-- GIVEN PROBLEM --
Quote, verbatim, all material below, without pictures.

......

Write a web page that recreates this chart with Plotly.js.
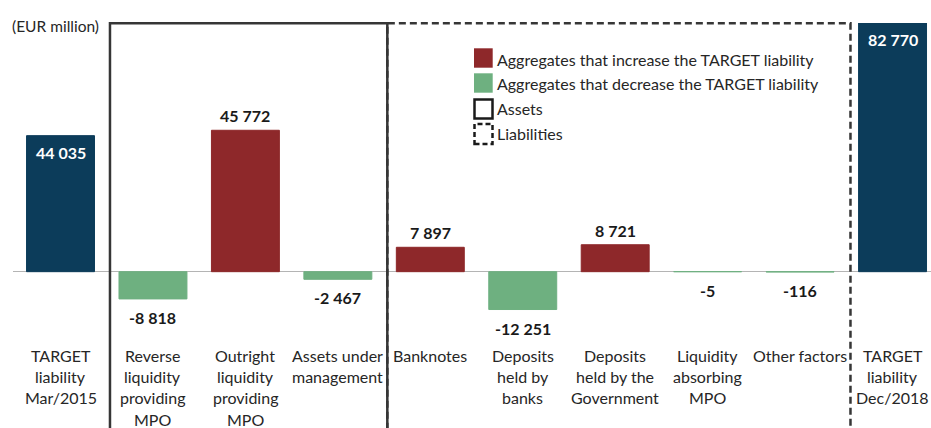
<!DOCTYPE html>
<html>
<head>
<meta charset="utf-8">
<script src="https://cdn.plot.ly/plotly-3.0.1.min.js"></script>
<style>html,body{margin:0;padding:0;background:#fff;}#chart{width:931px;height:428px;}</style>
</head>
<body>
<div id="chart"></div>
<script>
// ---- data ----
const categories = [
  "TARGET<br>liability<br>Mar/2015",
  "Reverse<br>liquidity<br>providing<br>MPO",
  "Outright<br>liquidity<br>providing<br>MPO",
  "Assets under<br>management",
  "Banknotes",
  "Deposits<br>held by<br>banks",
  "Deposits<br>held by the<br>Government",
  "Liquidity<br>absorbing<br>MPO",
  "Other factors",
  "TARGET<br>liability<br>Dec/2018"
];
const values = [44035, -8818, 45772, -2467, 7897, -12251, 8721, -5, -116, 82770];
const kinds = ["total","change","change","change","change","change","change","change","change","total"];
const legendLabels = [
  "Aggregates that increase the TARGET liability",
  "Aggregates that decrease the TARGET liability",
  "Assets",
  "Liabilities"
];
const unitLabel = "(EUR million)";

// ---- style ----
const FONT = "Lato, 'Open Sans', sans-serif";
const C_TOTAL = "#0c3c5a", C_UP = "#8e282a", C_DOWN = "#6eb080", C_BOX = "#363636";
const W = 931, H = 428, ML = 13, MT = 23, MR = 0, MB = 0;
const PW = W - ML - MR, PH = H - MT - MB;
const YMIN = -50600, YMAX = 80500;
const px2x = p => (p - ML) / PW;
const px2y = p => (H - MB - p) / PH;

function fmt(v) {
  const s = Math.abs(v).toString().replace(/\B(?=(\d{3})+(?!\d))/g, " ");
  return (v < 0 ? "-" : "") + s;
}

const xs = values.map((_, i) => i);
const colors = values.map((v, i) => kinds[i] === "total" ? C_TOTAL : (v >= 0 ? C_UP : C_DOWN));

const bar = {
  type: "bar", x: xs, y: values, width: 0.735,
  marker: {color: colors, line: {width: 1, color: colors}},
  hoverinfo: "skip", showlegend: false
};

const annotations = [];
// data labels
values.forEach((v, i) => {
  if (kinds[i] === "total") {
    annotations.push({x: i, y: Math.min(v, YMAX), xref: "x", yref: "y", yanchor: "top", yshift: -5,
      text: "<b>" + fmt(v) + "</b>", showarrow: false, font: {family: FONT, size: 16, color: "#ffffff"}});
  } else if (v >= 0) {
    annotations.push({x: i, y: v, xref: "x", yref: "y", yanchor: "bottom", yshift: 3,
      text: "<b>" + fmt(v) + "</b>", showarrow: false, font: {family: FONT, size: 16, color: "#1a1a1a"}});
  } else {
    annotations.push({x: i, y: v, xref: "x", yref: "y", yanchor: "top", yshift: -7,
      text: "<b>" + fmt(v) + "</b>", showarrow: false, font: {family: FONT, size: 16, color: "#1a1a1a"}});
  }
});
// category labels (one annotation per line for tighter control of line spacing)
categories.forEach((c, i) => {
  c.split("<br>").forEach((line, j) => {
    annotations.push({x: i, y: px2y(355.5 + j * 21.2), xref: "x", yref: "paper", yanchor: "middle",
      text: line, showarrow: false, font: {family: FONT, size: 16, color: "#262626"}});
  });
});
// unit label
annotations.push({x: px2x(10), y: px2y(25.5), xref: "paper", yref: "paper", xanchor: "left", yanchor: "middle",
  text: unitLabel, showarrow: false, font: {family: FONT, size: 15.5, color: "#262626"}});
// legend texts
const legendY = [59, 83.5, 108.5, 133];
legendLabels.forEach((t, k) => {
  annotations.push({x: px2x(495), y: px2y(legendY[k]), xref: "paper", yref: "paper", xanchor: "left", yanchor: "middle",
    text: t, showarrow: false, font: {family: FONT, size: 16, color: "#262626"}});
});

const shapes = [
  // liabilities box (dashed)
  {type: "rect", xref: "x", yref: "paper", x0: 3.535, x1: 8.545, y0: -0.1, y1: px2y(23.3),
   line: {color: C_BOX, width: 2.5, dash: "7px,4px"}},
  // assets box (solid)
  {type: "rect", xref: "x", yref: "paper", x0: 0.535, x1: 3.535, y0: -0.1, y1: px2y(23.3),
   line: {color: C_BOX, width: 2.5}},
  // legend symbols
  {type: "rect", xref: "paper", yref: "paper", x0: px2x(474), x1: px2x(492.7), y0: px2y(67.7), y1: px2y(48.3),
   fillcolor: C_UP, line: {width: 0}},
  {type: "rect", xref: "paper", yref: "paper", x0: px2x(474), x1: px2x(492.7), y0: px2y(92.7), y1: px2y(73.3),
   fillcolor: C_DOWN, line: {width: 0}},
  {type: "rect", xref: "paper", yref: "paper", x0: px2x(474.5), x1: px2x(492.5), y0: px2y(118.5), y1: px2y(99.5),
   line: {color: "#1a1a1a", width: 2.5}},
  {type: "rect", xref: "paper", yref: "paper", x0: px2x(474.5), x1: px2x(492.5), y0: px2y(144), y1: px2y(124),
   line: {color: "#1a1a1a", width: 2.5, dash: "5px,3px"}}
];

const layout = {
  width: W, height: H,
  margin: {l: ML, r: MR, t: MT, b: MB, pad: 0},
  paper_bgcolor: "#ffffff", plot_bgcolor: "#ffffff",
  font: {family: FONT, size: 15, color: "#262626"},
  showlegend: false,
  xaxis: {range: [-0.514, 9.416], showgrid: false, zeroline: false, showticklabels: false, ticks: "", showline: false, fixedrange: true},
  yaxis: {range: [YMIN, YMAX], showgrid: false, zeroline: true, zerolinecolor: "#b4b4b4", zerolinewidth: 1,
          showticklabels: false, ticks: "", showline: false, fixedrange: true},
  shapes: shapes,
  annotations: annotations
};

Plotly.newPlot("chart", [bar], layout, {displayModeBar: false, staticPlot: true});
</script>
</body>
</html>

......

-- FULL ANSWER --
Write a web page that recreates this chart with Plotly.js.
<!DOCTYPE html>
<html>
<head>
<meta charset="utf-8">
<script src="https://cdn.plot.ly/plotly-3.0.1.min.js"></script>
<style>html,body{margin:0;padding:0;background:#fff;}#chart{width:931px;height:428px;}</style>
</head>
<body>
<div id="chart"></div>
<script>
// ---- data ----
const categories = [
  "TARGET<br>liability<br>Mar/2015",
  "Reverse<br>liquidity<br>providing<br>MPO",
  "Outright<br>liquidity<br>providing<br>MPO",
  "Assets under<br>management",
  "Banknotes",
  "Deposits<br>held by<br>banks",
  "Deposits<br>held by the<br>Government",
  "Liquidity<br>absorbing<br>MPO",
  "Other factors",
  "TARGET<br>liability<br>Dec/2018"
];
const values = [44035, -8818, 45772, -2467, 7897, -12251, 8721, -5, -116, 82770];
const kinds = ["total","change","change","change","change","change","change","change","change","total"];
const legendLabels = [
  "Aggregates that increase the TARGET liability",
  "Aggregates that decrease the TARGET liability",
  "Assets",
  "Liabilities"
];
const unitLabel = "(EUR million)";

// ---- style ----
const FONT = "Lato, 'Open Sans', sans-serif";
const C_TOTAL = "#0c3c5a", C_UP = "#8e282a", C_DOWN = "#6eb080", C_BOX = "#363636";
const W = 931, H = 428, ML = 13, MT = 23, MR = 0, MB = 0;
const PW = W - ML - MR, PH = H - MT - MB;
const YMIN = -50600, YMAX = 80500;
const px2x = p => (p - ML) / PW;
const px2y = p => (H - MB - p) / PH;

function fmt(v) {
  const s = Math.abs(v).toString().replace(/\B(?=(\d{3})+(?!\d))/g, " ");
  return (v < 0 ? "-" : "") + s;
}

const xs = values.map((_, i) => i);
const colors = values.map((v, i) => kinds[i] === "total" ? C_TOTAL : (v >= 0 ? C_UP : C_DOWN));

const bar = {
  type: "bar", x: xs, y: values, width: 0.735,
  marker: {color: colors, line: {width: 1, color: colors}},
  hoverinfo: "skip", showlegend: false
};

const annotations = [];
// data labels
values.forEach((v, i) => {
  if (kinds[i] === "total") {
    annotations.push({x: i, y: Math.min(v, YMAX), xref: "x", yref: "y", yanchor: "top", yshift: -5,
      text: "<b>" + fmt(v) + "</b>", showarrow: false, font: {family: FONT, size: 16, color: "#ffffff"}});
  } else if (v >= 0) {
    annotations.push({x: i, y: v, xref: "x", yref: "y", yanchor: "bottom", yshift: 3,
      text: "<b>" + fmt(v) + "</b>", showarrow: false, font: {family: FONT, size: 16, color: "#1a1a1a"}});
  } else {
    annotations.push({x: i, y: v, xref: "x", yref: "y", yanchor: "top", yshift: -7,
      text: "<b>" + fmt(v) + "</b>", showarrow: false, font: {family: FONT, size: 16, color: "#1a1a1a"}});
  }
});
// category labels (one annotation per line for tighter control of line spacing)
categories.forEach((c, i) => {
  c.split("<br>").forEach((line, j) => {
    annotations.push({x: i, y: px2y(355.5 + j * 21.2), xref: "x", yref: "paper", yanchor: "middle",
      text: line, showarrow: false, font: {family: FONT, size: 16, color: "#262626"}});
  });
});
// unit label
annotations.push({x: px2x(10), y: px2y(25.5), xref: "paper", yref: "paper", xanchor: "left", yanchor: "middle",
  text: unitLabel, showarrow: false, font: {family: FONT, size: 15.5, color: "#262626"}});
// legend texts
const legendY = [59, 83.5, 108.5, 133];
legendLabels.forEach((t, k) => {
  annotations.push({x: px2x(495), y: px2y(legendY[k]), xref: "paper", yref: "paper", xanchor: "left", yanchor: "middle",
    text: t, showarrow: false, font: {family: FONT, size: 16, color: "#262626"}});
});

const shapes = [
  // liabilities box (dashed)
  {type: "rect", xref: "x", yref: "paper", x0: 3.535, x1: 8.545, y0: -0.1, y1: px2y(23.3),
   line: {color: C_BOX, width: 2.5, dash: "7px,4px"}},
  // assets box (solid)
  {type: "rect", xref: "x", yref: "paper", x0: 0.535, x1: 3.535, y0: -0.1, y1: px2y(23.3),
   line: {color: C_BOX, width: 2.5}},
  // legend symbols
  {type: "rect", xref: "paper", yref: "paper", x0: px2x(474), x1: px2x(492.7), y0: px2y(67.7), y1: px2y(48.3),
   fillcolor: C_UP, line: {width: 0}},
  {type: "rect", xref: "paper", yref: "paper", x0: px2x(474), x1: px2x(492.7), y0: px2y(92.7), y1: px2y(73.3),
   fillcolor: C_DOWN, line: {width: 0}},
  {type: "rect", xref: "paper", yref: "paper", x0: px2x(474.5), x1: px2x(492.5), y0: px2y(118.5), y1: px2y(99.5),
   line: {color: "#1a1a1a", width: 2.5}},
  {type: "rect", xref: "paper", yref: "paper", x0: px2x(474.5), x1: px2x(492.5), y0: px2y(144), y1: px2y(124),
   line: {color: "#1a1a1a", width: 2.5, dash: "5px,3px"}}
];

const layout = {
  width: W, height: H,
  margin: {l: ML, r: MR, t: MT, b: MB, pad: 0},
  paper_bgcolor: "#ffffff", plot_bgcolor: "#ffffff",
  font: {family: FONT, size: 15, color: "#262626"},
  showlegend: false,
  xaxis: {range: [-0.514, 9.416], showgrid: false, zeroline: false, showticklabels: false, ticks: "", showline: false, fixedrange: true},
  yaxis: {range: [YMIN, YMAX], showgrid: false, zeroline: true, zerolinecolor: "#b4b4b4", zerolinewidth: 1,
          showticklabels: false, ticks: "", showline: false, fixedrange: true},
  shapes: shapes,
  annotations: annotations
};

Plotly.newPlot("chart", [bar], layout, {displayModeBar: false, staticPlot: true});
</script>
</body>
</html>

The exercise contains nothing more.